Get appropriate and accurate DER data: The right kind of data is critical to utility and aggregators’ planning efforts. At a minimum, data for each DER should include the following at increments of every five minutes or less:
- Physical address of DER
- Which substation, feeder and transformer the DER belongs to
- DER type
- Supported control modes
- Current readings of active power, reactive power, and voltage
- Current status specific to the DER such as battery state of charge
- Active operating limits for active, apparent and reactive power
- Maximum capability or nameplate ratings
Walk
Manage: Once utilities and aggregators can see everything on their network, the next step is to actively manage those resources so that they operate within the network’s capacity. This includes either aggregated or direct control of behind-the-meter resources, or both. Using the data derived from the crawl phase, utilities and aggregators can develop schedules for the DERs on their network and use software to automate those schedules. Examples of such scheduling includes setting:
- Solar PV DERs to curtail production to 95% between noon and 3 P.M. daily. By being able to control all the customer solar PV, utilities can enact curtailments more equitably across their networks and enable more connections, rather than putting moratoriums in place once the network is approaching saturation.

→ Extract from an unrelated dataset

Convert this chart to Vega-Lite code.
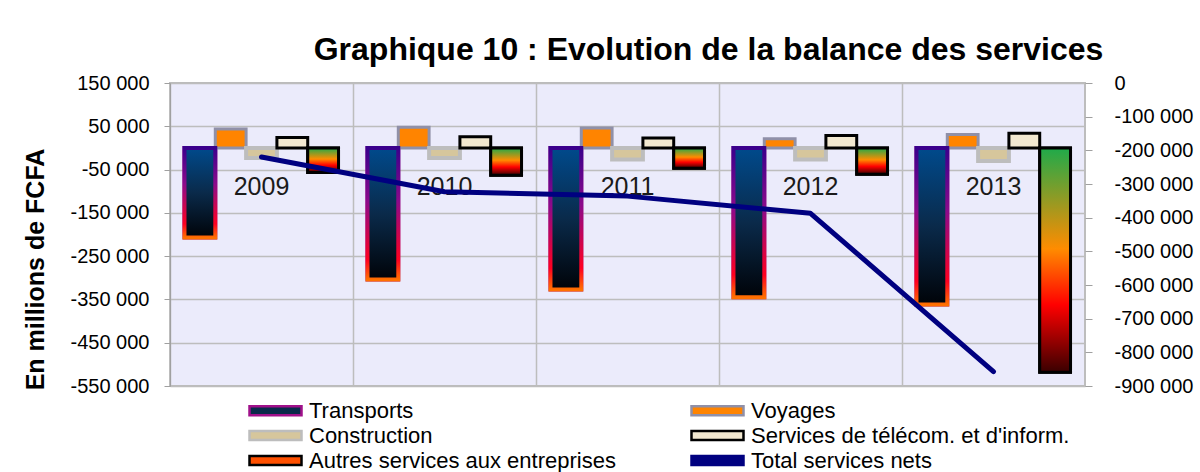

- Battery energy storage to discharge into the grid between 6-7 P.M. Monday through Friday to alleviate the steep load increase during this time. By leveraging customer resources, peaker plants can remain offline.
- Electric vehicles to charge during peak solar production hours, or during super off-peak hours between midnight and 5 A.M.
- Business district DERs to send all their power generation to the grid on weekends when the district’s load is low.
Setting schedules across a small subset of DERs to observe impacts and finetune scheduling is an ideal incremental step. Once lessons learned have been implemented, the right software can make it easy to scale up, applying the same mechanisms to greater numbers of DERs.
Run
Optimize: The next step after implementing schedules that keep thousands of behind-the-meter DERs running in synch with the daily demand rhythms of the grid is to optimize everything. Typically, we think of optimization as focused on a singular goal, like maximizing the production of renewables, reducing the amount of energy production that relies on fossil fuels, or ensuring network limitations are not exceeded. But with sophisticated software that incorporates artificial intelligence, multiple objectives can be targeted simultaneously.
Multiple objective optimization requires a system capable of both forecasting anticipated grid conditions as well as receiving and responding to grid conditions in real time. Such a system analyzes inputs from multiple sources, including:
- Weather forecasts and current conditions
- Historical load data
- Infrastructure setup including voltage and capacity limits and network topology
It uses those inputs to derive an optimal operating plan and executes that plan. But true optimization must respond to changing conditions as they arise, so the system must also integrate:
- Current grid conditions from network sensors
- Current operating status of all generating devices – both owned and behind-the-meter
- Smart meter data
- Other infrastructure data from SCADA, outage, and distribution management systems
Sophisticated algorithms can handle complex computations like these, and with today’s processing power, can be run on readily available off-the-shelf computers.
Fly
Autonomous operation: Flying is a culmination of all the prior steps wrapped up in a single system that runs autonomously. Once all the various inputs are configured, the system uses artificial intelligence to develop and execute a plan and maintain the optimizations in the face of real time conditions without need of operator intervention.
Technology exists today to enable utilities and aggregators to fly. The PXiSE Distributed Energy Resource Management System (DERMS) offers all the sophisticated automation and features discussed above and packages it in a single interface. For those ready to run or fly, this system is made for you. For those in the crawl or walk phase, PXiSE has a DER Management and Communication Platform that offers the visibility, data, and management needed for these phases. Both options offer scalability that enables the user to add more DERs as needed without having to start over with a whole new system. Which means you don’t need to know how many DERs you’re going to manage in the end—just start with a small sample size.
As mentioned earlier, regardless of which phase you’re in, the important thing is to keep moving. At the risk of oversaturating this article with business clichés, you do not have to be flying the plane while you’re building it and you do not have to go big or go home. With something as critical as our power grid, it’s okay to start small, build something that works, test it, and only then go bigger.